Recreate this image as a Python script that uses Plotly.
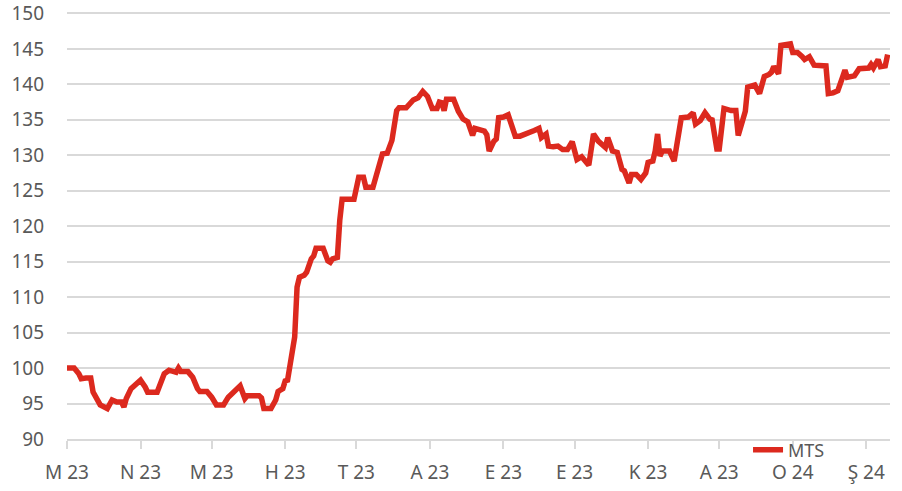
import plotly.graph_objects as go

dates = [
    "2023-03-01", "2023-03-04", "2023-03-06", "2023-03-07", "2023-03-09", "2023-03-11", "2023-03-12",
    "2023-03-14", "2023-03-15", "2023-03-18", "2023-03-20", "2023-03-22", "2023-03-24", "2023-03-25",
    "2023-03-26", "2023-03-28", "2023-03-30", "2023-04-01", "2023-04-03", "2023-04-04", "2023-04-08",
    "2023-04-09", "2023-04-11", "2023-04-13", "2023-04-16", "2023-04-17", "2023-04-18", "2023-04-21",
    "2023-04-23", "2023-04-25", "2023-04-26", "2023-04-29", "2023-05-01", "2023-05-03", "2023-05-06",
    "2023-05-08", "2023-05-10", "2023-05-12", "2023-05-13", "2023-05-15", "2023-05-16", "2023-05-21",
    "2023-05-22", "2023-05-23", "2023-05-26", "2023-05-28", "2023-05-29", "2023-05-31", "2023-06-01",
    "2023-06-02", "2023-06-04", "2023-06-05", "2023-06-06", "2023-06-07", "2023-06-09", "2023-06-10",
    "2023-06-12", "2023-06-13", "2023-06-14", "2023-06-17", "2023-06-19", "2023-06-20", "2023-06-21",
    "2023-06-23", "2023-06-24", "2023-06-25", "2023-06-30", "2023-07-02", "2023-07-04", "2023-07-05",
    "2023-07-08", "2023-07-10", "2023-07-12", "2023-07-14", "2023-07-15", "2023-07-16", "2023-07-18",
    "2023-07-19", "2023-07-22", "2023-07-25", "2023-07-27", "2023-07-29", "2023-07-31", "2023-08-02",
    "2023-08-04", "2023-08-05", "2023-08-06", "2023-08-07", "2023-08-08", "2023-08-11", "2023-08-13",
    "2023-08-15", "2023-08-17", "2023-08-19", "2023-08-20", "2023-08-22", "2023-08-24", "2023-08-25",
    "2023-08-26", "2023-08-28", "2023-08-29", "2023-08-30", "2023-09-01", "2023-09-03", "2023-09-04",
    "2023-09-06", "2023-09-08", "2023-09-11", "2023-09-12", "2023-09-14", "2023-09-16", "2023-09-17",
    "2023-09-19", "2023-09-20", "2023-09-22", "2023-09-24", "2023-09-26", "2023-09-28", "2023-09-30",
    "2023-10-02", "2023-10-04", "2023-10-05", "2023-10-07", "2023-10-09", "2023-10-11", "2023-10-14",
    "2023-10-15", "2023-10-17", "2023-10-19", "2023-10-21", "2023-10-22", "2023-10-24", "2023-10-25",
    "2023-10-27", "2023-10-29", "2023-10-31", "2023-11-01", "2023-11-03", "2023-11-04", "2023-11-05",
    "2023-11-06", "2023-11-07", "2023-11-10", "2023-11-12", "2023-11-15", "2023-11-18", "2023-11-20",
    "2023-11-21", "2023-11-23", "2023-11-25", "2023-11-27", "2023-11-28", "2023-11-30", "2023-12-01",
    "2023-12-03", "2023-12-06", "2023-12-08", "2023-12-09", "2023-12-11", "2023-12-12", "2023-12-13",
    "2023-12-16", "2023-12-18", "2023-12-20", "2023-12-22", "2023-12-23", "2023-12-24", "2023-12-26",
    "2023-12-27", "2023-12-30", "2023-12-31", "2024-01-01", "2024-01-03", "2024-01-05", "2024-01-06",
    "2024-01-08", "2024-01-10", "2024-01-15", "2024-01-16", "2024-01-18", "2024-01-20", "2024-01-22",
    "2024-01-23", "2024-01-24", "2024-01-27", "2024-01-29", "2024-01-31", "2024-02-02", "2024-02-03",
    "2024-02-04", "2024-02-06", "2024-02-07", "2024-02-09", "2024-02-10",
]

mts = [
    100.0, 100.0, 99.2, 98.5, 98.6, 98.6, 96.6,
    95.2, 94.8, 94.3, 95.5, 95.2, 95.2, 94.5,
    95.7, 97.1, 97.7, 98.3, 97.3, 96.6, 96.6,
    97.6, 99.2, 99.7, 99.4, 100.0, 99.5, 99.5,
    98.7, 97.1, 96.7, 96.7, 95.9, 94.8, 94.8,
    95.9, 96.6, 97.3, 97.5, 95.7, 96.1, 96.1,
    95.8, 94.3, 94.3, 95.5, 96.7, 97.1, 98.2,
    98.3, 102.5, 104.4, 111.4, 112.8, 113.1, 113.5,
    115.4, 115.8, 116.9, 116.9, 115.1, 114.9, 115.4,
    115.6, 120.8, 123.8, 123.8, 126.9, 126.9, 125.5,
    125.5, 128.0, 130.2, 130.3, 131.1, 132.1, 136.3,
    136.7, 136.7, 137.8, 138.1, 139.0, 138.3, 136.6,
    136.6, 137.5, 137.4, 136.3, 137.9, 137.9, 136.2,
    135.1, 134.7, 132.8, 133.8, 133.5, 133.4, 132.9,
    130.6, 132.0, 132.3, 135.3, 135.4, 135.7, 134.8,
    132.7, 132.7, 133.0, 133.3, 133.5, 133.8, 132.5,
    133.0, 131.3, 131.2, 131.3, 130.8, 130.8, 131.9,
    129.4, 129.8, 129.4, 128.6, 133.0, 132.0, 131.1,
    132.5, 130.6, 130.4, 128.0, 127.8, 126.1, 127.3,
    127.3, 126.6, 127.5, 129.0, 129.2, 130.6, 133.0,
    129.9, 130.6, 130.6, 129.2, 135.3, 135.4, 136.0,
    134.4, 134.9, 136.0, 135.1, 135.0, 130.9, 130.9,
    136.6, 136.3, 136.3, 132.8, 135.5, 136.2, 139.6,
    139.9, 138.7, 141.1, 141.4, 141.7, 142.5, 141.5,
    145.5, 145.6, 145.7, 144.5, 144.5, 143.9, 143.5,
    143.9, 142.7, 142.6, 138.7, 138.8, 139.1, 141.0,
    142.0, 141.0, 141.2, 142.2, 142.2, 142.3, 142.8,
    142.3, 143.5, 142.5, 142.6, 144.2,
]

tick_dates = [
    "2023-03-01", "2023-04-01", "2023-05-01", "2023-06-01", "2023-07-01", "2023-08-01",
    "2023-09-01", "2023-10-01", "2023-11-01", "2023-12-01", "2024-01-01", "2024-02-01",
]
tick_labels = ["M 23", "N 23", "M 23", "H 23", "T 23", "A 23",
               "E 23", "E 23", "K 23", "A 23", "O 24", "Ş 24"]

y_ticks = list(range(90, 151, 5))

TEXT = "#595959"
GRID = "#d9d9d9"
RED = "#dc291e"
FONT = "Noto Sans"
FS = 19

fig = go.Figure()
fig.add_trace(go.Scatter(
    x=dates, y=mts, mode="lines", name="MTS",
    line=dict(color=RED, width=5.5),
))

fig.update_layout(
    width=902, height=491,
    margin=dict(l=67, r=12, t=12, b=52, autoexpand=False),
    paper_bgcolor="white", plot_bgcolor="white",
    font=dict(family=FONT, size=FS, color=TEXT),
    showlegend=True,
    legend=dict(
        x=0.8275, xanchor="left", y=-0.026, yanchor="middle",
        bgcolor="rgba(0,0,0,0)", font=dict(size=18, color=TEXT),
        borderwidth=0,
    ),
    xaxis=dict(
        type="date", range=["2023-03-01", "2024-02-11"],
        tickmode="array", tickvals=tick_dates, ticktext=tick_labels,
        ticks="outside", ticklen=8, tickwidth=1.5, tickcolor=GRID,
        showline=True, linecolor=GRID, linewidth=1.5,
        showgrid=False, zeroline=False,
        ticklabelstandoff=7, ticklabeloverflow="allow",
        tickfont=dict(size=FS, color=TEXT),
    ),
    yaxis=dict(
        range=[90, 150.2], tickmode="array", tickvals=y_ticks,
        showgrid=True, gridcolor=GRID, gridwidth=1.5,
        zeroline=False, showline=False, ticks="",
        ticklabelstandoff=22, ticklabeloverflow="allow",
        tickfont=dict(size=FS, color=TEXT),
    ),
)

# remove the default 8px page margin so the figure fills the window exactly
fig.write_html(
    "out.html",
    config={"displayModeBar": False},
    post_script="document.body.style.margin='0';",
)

^^^^

Leave the pictures out and reproduce exactly the lines from the top of the listing above through the line with "import plotly.graph_objects as go".

Recreate this image as a Python script that uses Plotly.
import plotly.graph_objects as go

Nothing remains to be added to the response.